Un giovanissimo borseggiatore extracomunitario nella stazione Termini e un furto: una vicenda drammatica in cui l'intervento di chi ha saputo "farsi prossimo" di chi era in difficoltà si è rivelato risolutivo
stazione termini

Roma, stazione Termini. Ero appena scesa dal diretto proveniente da Anagni – dovevo recarmi ad un controllo medico specialistico – quando sono stata travolta e buttata per terra da un tale che stava correndo. Si trattava di un ragazzo di colore, inseguito da tre uomini che gridavano: "È un ladro, fermatelo!". Qualcuno lo ha bloccato, facendolo cadere. Piombatigli addosso, i tre hanno cominciato a riempirlo di percosse e di calci, fra gli insulti. E nessuno interveniva.

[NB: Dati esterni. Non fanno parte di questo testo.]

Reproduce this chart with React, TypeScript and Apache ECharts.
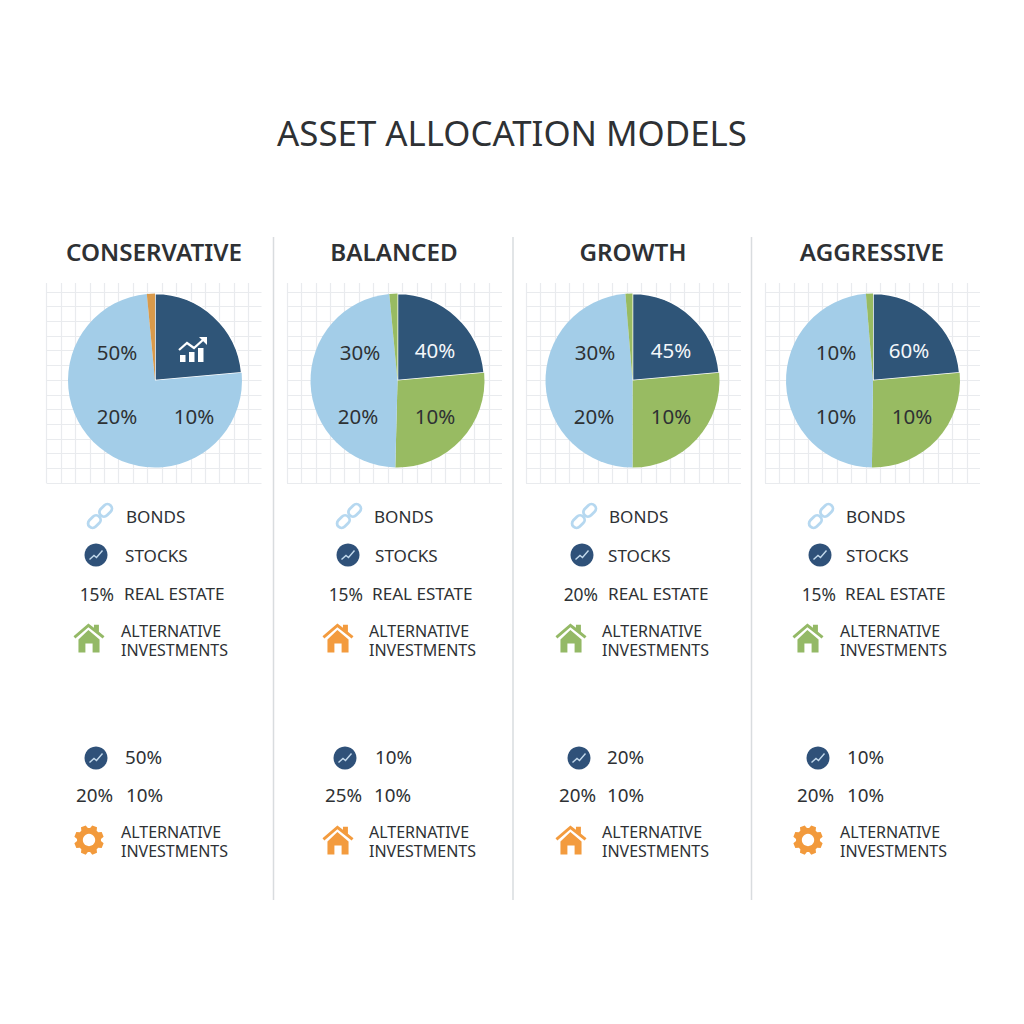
import React, { useEffect, useRef } from "react";
import * as echarts from "echarts";

const pageTitle = "ASSET ALLOCATION MODELS";
const modelNames = ["CONSERVATIVE", "BALANCED", "GROWTH", "AGGRESSIVE"];

// slice values
const conservativeSlices = [
  { name: "Stocks", value: 23.6, kind: "dark" },
  { name: "Bonds", value: 74.9, kind: "light" },
  { name: "Alternative", value: 1.5, kind: "orange" },
];
const balancedSlices = [
  { name: "Stocks", value: 23.6, kind: "dark" },
  { name: "Real estate", value: 26.8, kind: "green" },
  { name: "Bonds", value: 48.1, kind: "light" },
  { name: "Alternative", value: 1.5, kind: "green" },
];
const growthSlices = [
  { name: "Stocks", value: 23.6, kind: "dark" },
  { name: "Real estate", value: 26.4, kind: "green" },
  { name: "Bonds", value: 48.7, kind: "light" },
  { name: "Alternative", value: 1.3, kind: "green" },
];
const aggressiveSlices = [
  { name: "Stocks", value: 23.6, kind: "dark" },
  { name: "Real estate", value: 26.6, kind: "green" },
  { name: "Bonds", value: 48.5, kind: "light" },
  { name: "Alternative", value: 1.3, kind: "green" },
];
const modelSlices = [conservativeSlices, balancedSlices, growthSlices, aggressiveSlices];

// printed on the pies: top-left, top-right, bottom-left, bottom-right
const pieLabels = [
  ["50%", "", "20%", "10%"],
  ["30%", "40%", "20%", "10%"],
  ["30%", "45%", "20%", "10%"],
  ["10%", "60%", "10%", "10%"],
];
const legendPercents = ["15%", "15%", "20%", "15%"];
const lowerFirst = ["50%", "10%", "20%", "10%"];
const lowerLeft = ["20%", "25%", "20%", "20%"];
const lowerRight = ["10%", "10%", "10%", "10%"];
const upperIcon = ["house-green", "house-orange", "house-green", "house-green"];
const lowerIcon = ["gear", "house-orange", "house-orange", "gear"];

const colors: Record<string, string> = {
  dark: "#2f5578",
  light: "#a3cde8",
  green: "#98bb62",
  orange: "#d99a4b",
};
const INK = "#2e3134";
const FONT = '"Noto Sans", "Open Sans", sans-serif';

const pieCenterX = [155, 397.5, 632.5, 873];
const gridLeft = [46.5, 287, 526, 765];
const titleX = [154, 394, 633, 872];
const dividerX = [273.5, 513, 751.5];
const pieLabelX = [
  [117, 194, 117, 194],
  [360, 435, 358, 435],
  [595, 671, 594, 671],
  [836, 909, 836, 912],
];
const linkX = [100, 349, 584, 821];
const chartX = [96, 348, 582, 820];
const bondsX = [126, 374, 609, 846];
const stocksX = [125, 375, 608, 846];
const pctRightX = [114, 363, 598, 836];
const realEstateX = [124, 372, 608, 845];
const iconX = [89, 338, 571, 808];
const altX = [121, 369, 602, 840];
const lowerChartX = [96, 345, 579, 818];
const lowerFirstX = [125, 375, 607, 847];
const lowerLeftRightX = [113, 362, 596, 834];
const lowerRightX = [126, 374, 607, 847];

const HOUSE =
  "M12 0 L16.5 3.6 V1 H20.5 V6.8 L25 10.6 L23.5 12.4 L12 3.2 L1.5 12.4 L0 10.6 Z M4 13.2 L12 5.4 L21 13.2 V24 H15.4 V16.6 H9.6 V24 H4 Z";

const gearPath = () => {
  // outline only, the hole is a white circle on top
  const pts: string[] = [];
  for (let i = 0; i < 8; i++) {
    const a = (i * Math.PI) / 4 + Math.PI / 8;
    [
      [-0.3, 9.6],
      [-0.17, 12],
      [0.17, 12],
      [0.3, 9.6],
    ].forEach(([da, r]) => {
      pts.push(`${(12 + r * Math.cos(a + da)).toFixed(2)} ${(12 + r * Math.sin(a + da)).toFixed(2)}`);
    });
  }
  return "M" + pts.join(" L") + " Z";
};

const text = (t: string, x: number, y: number, size = 17.1, extra: any = {}) => ({
  type: "text",
  z: 20,
  style: {
    text: t,
    x,
    y,
    fill: INK,
    font: `400 ${size}px ${FONT}`,
    textAlign: "left",
    verticalAlign: "middle",
    ...extra,
  },
});

const chartBadge = (cx: number, cy: number) => [
  { type: "circle", z: 20, shape: { cx, cy, r: 11.5 }, style: { fill: "#2f5179" } },
  {
    type: "polyline",
    z: 21,
    shape: {
      points: [
        [cx - 6.5, cy + 4.5],
        [cx - 2, cy + 0.5],
        [cx + 0.5, cy + 2.5],
        [cx + 6.5, cy - 4.5],
      ],
    },
    style: { stroke: "#c3d9ec", lineWidth: 1.4, fill: "none" },
  },
];

const linkIcon = (cx: number, cy: number) => ({
  type: "group",
  x: cx,
  y: cy,
  rotation: Math.PI / 4,
  children: [-15, 1].map((x) => ({
    type: "rect",
    z: 20,
    shape: { x, y: -4.5, width: 14, height: 9, r: 4.5 },
    style: { fill: "none", stroke: "#b6d8f0", lineWidth: 2.8 },
  })),
});

const bigIcon = (name: string, cx: number, cy: number) => {
  if (name === "gear") {
    return [
      { type: "assetGear", z: 20, x: cx - 15, y: cy - 15, scaleX: 30 / 24, scaleY: 30 / 24, style: { fill: "#f29a3c" } },
      { type: "circle", z: 21, shape: { cx, cy, r: 6.2 }, style: { fill: "#ffffff" } },
    ];
  }
  const fill = name === "house-green" ? "#94b966" : "#f39b3e";
  return [
    { type: "assetHouse", z: 20, x: cx - 15.5, y: cy - 14.5, scaleX: 31 / 25, scaleY: 29 / 24, style: { fill } },
  ];
};

const growthGlyph = (cx: number, cy: number) => [
  ...[
    [-13, 5, 5],
    [-4, 2, 8],
    [5, -2, 12],
  ].map(([dx, dy, h]) => ({
    type: "rect",
    z: 20,
    shape: { x: cx + dx, y: cy + dy + 1, width: 5.5, height: h + 2 },
    style: { fill: "#ffffff" },
  })),
  {
    type: "polyline",
    z: 20,
    shape: {
      points: [
        [cx - 14, cy + 1],
        [cx - 6, cy - 6],
        [cx + 1, cy - 1],
        [cx + 11, cy - 10],
      ],
    },
    style: { stroke: "#ffffff", lineWidth: 2.2, fill: "none" },
  },
  {
    type: "polygon",
    z: 20,
    shape: {
      points: [
        [cx + 6, cy - 12],
        [cx + 14, cy - 12],
        [cx + 14, cy - 4],
      ],
    },
    style: { fill: "#ffffff" },
  },
];

const App: React.FC = () => {
  const chartRef = useRef<HTMLDivElement>(null);

  useEffect(() => {
    if (!chartRef.current) return;
    echarts.graphic.registerShape("assetHouse", echarts.graphic.extendPath(HOUSE, {}));
    echarts.graphic.registerShape("assetGear", echarts.graphic.extendPath(gearPath(), {}));
    const chart = echarts.init(chartRef.current, null, { renderer: "svg" });

    const elements: any[] = [text(pageTitle, 512, 132.5, 34.8, { textAlign: "center" })];

    dividerX.forEach((x) => {
      elements.push({
        type: "line",
        z: 5,
        shape: { x1: x, y1: 237, x2: x, y2: 900 },
        style: { stroke: "#d9dcdf", lineWidth: 1.5 },
      });
    });

    modelNames.forEach((name, i) => {
      elements.push(
        text(name, titleX[i], 251, 24.2, {
          textAlign: "center",
          font: `600 24.2px ${FONT}`,
        })
      );
      const labelY = [351.5, 349.5, 415.5, 415.5];
      pieLabels[i].forEach((t, k) => {
        if (!t) return;
        const onDark = k === 1;
        elements.push(
          text(t, pieLabelX[i][k], labelY[k], 20.5, {
            textAlign: "center",
            fill: onDark ? "#f4f7fa" : INK,
          })
        );
      });

      elements.push(linkIcon(linkX[i], 516));
      elements.push(...chartBadge(chartX[i], 555));
      elements.push(text("BONDS", bondsX[i], 516));
      elements.push(text("STOCKS", stocksX[i], 555));
      elements.push(text(legendPercents[i], pctRightX[i], 593.5, 17.4, { textAlign: "right" }));
      elements.push(text("REAL ESTATE", realEstateX[i], 593.5));
      elements.push(...bigIcon(upperIcon[i], iconX[i], 638));
      elements.push(text("ALTERNATIVE", altX[i], 631, 16));
      elements.push(text("INVESTMENTS", altX[i], 650, 16));

      elements.push(...chartBadge(lowerChartX[i], 758));
      elements.push(text(lowerFirst[i], lowerFirstX[i], 756.5, 18.8));
      elements.push(text(lowerLeft[i], lowerLeftRightX[i], 794.5, 18.8, { textAlign: "right" }));
      elements.push(text(lowerRight[i], lowerRightX[i], 794.5, 18.8));
      elements.push(...bigIcon(lowerIcon[i], iconX[i], 840));
      elements.push(text("ALTERNATIVE", altX[i], 832, 16));
      elements.push(text("INVESTMENTS", altX[i], 851, 16));
    });
    elements.push(...growthGlyph(193, 349));

    const splitLine = {
      show: true,
      showMinLine: true,
      showMaxLine: false,
      lineStyle: { color: "#e9ebee", width: 1.2 },
    };
    const hidden = { axisLine: { show: false }, axisTick: { show: false }, axisLabel: { show: false } };

    chart.setOption({
      animation: false,
      backgroundColor: "#ffffff",
      grid: gridLeft.map((left) => ({ left, top: 283, width: 215, height: 200 })),
      xAxis: gridLeft.map((_, i) => ({
        type: "value",
        gridIndex: i,
        min: 0,
        max: 14.9,
        interval: 1,
        splitLine,
        ...hidden,
      })),
      yAxis: gridLeft.map((_, i) => ({
        type: "value",
        gridIndex: i,
        min: 0,
        max: 13.6,
        interval: 1,
        splitLine,
        ...hidden,
      })),
      series: modelSlices.map((slices, i) => ({
        type: "pie",
        center: [pieCenterX[i], 380.5],
        radius: [0, 87],
        startAngle: 90,
        clockwise: true,
        silent: true,
        label: { show: false },
        labelLine: { show: false },
        data: slices.map((s) => ({
          name: s.name,
          value: s.value,
          itemStyle: {
            color: colors[s.kind],
            borderColor: s.kind === "dark" ? "#ffffff" : colors[s.kind],
            borderWidth: s.kind === "dark" ? 1.5 : 0,
          },
        })),
      })),
      graphic: { elements },
    });

    return () => {
      chart.dispose();
    };
  }, []);

  return (
    <div
      ref={chartRef}
      style={{ position: "absolute", left: 0, top: 0, width: "1024px", height: "1024px" }}
    ></div>
  );
};

export default App;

Davanti a uno spettacolo così brutale, mi son sentita spinta a farlo io. La mia situazione di ipertesa grave passava in secondo piano. Aprendomi un varco tra la folla che già cominciava a radunarsi, mi sono precipitata a far da scudo a quel poveretto, difendendolo a borsettate. "Non vi vergognate? – gridavo ai suoi aggressori -. Cosa ha fatto di tanto grave per essere trattato così?". "Mi ha rubato il portafoglio!" sbraitava il più scalmanato dei tre.

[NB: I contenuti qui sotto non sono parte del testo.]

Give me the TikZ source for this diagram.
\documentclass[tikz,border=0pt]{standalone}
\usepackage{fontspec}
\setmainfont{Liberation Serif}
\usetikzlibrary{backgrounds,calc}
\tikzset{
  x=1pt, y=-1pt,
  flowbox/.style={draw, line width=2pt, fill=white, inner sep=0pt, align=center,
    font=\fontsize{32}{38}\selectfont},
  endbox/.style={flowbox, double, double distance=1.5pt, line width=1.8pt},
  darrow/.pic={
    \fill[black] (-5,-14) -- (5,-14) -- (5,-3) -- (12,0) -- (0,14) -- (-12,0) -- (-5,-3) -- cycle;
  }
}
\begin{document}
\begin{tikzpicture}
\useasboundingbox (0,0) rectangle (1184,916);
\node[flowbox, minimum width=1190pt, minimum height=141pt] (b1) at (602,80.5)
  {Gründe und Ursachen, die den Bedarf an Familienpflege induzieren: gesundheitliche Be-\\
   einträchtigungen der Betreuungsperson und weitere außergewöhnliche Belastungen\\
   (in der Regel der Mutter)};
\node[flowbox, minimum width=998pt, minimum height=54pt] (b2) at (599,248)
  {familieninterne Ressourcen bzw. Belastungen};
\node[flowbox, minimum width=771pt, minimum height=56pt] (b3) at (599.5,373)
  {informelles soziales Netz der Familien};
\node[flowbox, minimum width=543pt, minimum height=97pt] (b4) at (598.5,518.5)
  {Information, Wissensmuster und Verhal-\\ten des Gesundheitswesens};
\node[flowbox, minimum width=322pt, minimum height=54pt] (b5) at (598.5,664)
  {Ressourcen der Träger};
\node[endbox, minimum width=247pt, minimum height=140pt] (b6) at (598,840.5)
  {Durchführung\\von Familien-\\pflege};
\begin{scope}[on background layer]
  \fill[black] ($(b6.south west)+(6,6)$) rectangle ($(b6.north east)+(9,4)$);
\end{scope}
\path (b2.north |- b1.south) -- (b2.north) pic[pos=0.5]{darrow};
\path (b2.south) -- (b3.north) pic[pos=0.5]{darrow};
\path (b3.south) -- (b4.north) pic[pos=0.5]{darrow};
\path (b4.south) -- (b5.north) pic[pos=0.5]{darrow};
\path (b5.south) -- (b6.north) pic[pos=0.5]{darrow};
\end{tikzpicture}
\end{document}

Guardai meglio quel ragazzo: poteva avere sedici anni e, spaventatissimo, raggomitolato per terra, cercava di spiegare in un italiano stentato che aveva rubato per sopravvivere: da due giorni infatti non toccava cibo e dormiva sotto i ponti. La stessa versione ha ripetuto poi ai carabinieri, aggiungendo che da circa due anni era fuggito dal suo paese, il Congo, unico sopravvissuto allo sterminio della sua famiglia per essere riuscito a nascondersi sotto una balla di fieno. Come mai si trovava in Italia? Gli avevano fatto credere che qui il benessere era a portata di mano… Stava male, si lamentava. Andava portato al pronto soccorso, dove ho chiesto di poterlo accompagnare anch'io.

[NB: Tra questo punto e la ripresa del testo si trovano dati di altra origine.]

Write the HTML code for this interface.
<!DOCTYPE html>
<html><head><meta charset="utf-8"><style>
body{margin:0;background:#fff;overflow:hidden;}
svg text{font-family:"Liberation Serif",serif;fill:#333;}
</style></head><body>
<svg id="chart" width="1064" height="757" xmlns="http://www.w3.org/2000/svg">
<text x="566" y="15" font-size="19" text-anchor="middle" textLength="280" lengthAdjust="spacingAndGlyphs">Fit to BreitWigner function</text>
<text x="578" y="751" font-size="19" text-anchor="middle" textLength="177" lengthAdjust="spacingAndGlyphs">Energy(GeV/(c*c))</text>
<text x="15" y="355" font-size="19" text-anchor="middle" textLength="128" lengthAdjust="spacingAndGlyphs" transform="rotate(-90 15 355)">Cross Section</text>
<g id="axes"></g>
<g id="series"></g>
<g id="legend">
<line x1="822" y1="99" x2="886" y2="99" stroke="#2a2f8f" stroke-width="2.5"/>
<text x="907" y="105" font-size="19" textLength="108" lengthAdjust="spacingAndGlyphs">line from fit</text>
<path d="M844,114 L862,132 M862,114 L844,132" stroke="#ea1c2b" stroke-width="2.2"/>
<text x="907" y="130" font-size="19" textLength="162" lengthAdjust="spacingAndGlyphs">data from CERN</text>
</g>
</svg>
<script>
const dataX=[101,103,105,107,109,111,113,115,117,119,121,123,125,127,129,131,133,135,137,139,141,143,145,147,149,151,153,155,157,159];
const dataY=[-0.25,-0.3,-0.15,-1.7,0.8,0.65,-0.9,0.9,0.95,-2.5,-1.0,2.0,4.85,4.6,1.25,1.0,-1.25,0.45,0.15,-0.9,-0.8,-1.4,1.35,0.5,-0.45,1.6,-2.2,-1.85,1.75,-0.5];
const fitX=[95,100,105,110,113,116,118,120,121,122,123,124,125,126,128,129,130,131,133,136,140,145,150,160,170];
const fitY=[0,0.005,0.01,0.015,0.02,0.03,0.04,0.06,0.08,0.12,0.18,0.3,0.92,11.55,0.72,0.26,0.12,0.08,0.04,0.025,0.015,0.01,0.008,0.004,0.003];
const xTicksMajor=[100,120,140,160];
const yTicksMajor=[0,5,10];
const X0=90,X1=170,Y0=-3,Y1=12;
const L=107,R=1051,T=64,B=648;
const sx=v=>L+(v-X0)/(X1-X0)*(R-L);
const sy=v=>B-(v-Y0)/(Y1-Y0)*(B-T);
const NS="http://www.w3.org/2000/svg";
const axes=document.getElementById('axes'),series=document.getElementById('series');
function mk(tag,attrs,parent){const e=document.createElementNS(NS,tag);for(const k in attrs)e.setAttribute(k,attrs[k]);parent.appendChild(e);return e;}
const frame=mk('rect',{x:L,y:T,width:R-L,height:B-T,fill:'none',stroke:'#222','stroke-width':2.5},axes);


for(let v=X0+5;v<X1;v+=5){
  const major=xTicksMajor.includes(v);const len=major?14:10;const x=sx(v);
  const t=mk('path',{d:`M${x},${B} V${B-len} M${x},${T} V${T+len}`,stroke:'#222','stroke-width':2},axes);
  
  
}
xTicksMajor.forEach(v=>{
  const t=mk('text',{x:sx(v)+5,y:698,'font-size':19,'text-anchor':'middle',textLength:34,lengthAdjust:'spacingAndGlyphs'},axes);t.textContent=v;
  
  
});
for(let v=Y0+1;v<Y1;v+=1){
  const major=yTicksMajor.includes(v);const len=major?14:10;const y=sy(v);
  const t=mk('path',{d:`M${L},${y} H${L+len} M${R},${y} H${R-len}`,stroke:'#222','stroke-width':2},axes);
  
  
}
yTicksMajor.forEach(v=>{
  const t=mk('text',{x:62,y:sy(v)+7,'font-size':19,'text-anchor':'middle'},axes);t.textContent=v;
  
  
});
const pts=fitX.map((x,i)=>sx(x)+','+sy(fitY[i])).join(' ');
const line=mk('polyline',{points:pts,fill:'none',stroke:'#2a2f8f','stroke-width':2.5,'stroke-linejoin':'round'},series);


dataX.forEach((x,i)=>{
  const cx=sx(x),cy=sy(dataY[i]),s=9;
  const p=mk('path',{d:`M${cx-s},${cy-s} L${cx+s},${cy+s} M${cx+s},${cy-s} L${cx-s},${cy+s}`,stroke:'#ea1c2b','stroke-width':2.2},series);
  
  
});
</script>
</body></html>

Durante il tragitto si stringeva a me, ripetendo: "Tu mi hai salvato la vita, tu sei la mia mamma italiana!". La diagnosi: trauma cranico e tre costole rotte. Inevitabile il ricovero. Ma era sprovvisto di vestiario adatto. Al che mi sono offerta di andarglielo a comperare io. Al ritorno, mentre lo accudivo, i carabinieri e le suore infermiere che stilavano il referto medico mi hanno chiesto se ero una parente. La mia risposta negativa deve averli sorpresi perché, dopo un momento di silenzio, hanno voluto sapere come mai mi stavo prodigando tanto per uno sconosciuto, per di più ladruncolo. "Mi sono sentita in dovere, in quanto cristiana, di aiutare un fratello più sfortunato".

Ad una delle religiose, suor Teresa, sono venuti gli occhi lucidi; assentendo, ha aggiunto qualche parola di stima e di incoraggiamento. Volevo lasciarle una somma, quella di cui disponevo per la visita specialistica, per le necessità di quel ragazzo, ma sono stata rassicurata: "Lei gli ha già salvato la vita – ha detto la religiosa -, lasci che ora mi prenda cura io di lui". E al momento di salutarci mi ha dato il suo numero di telefono. Così, con i ringraziamenti anche dei carabinieri, ho lasciato il pronto soccorso. Ormai l'appuntamento era saltato, non restava che riprendere il treno per ritornare a casa. Ma non me ne rammaricavo; mi sembrava di aver "guadagnato", non perso tempo.

La giustizia ha seguito poi il suo corso. Tempo dopo, ho saputo che quel giovane congolese ora lavora come custode presso una comunità religiosa. Suor Teresa ha mantenuto la sua promessa.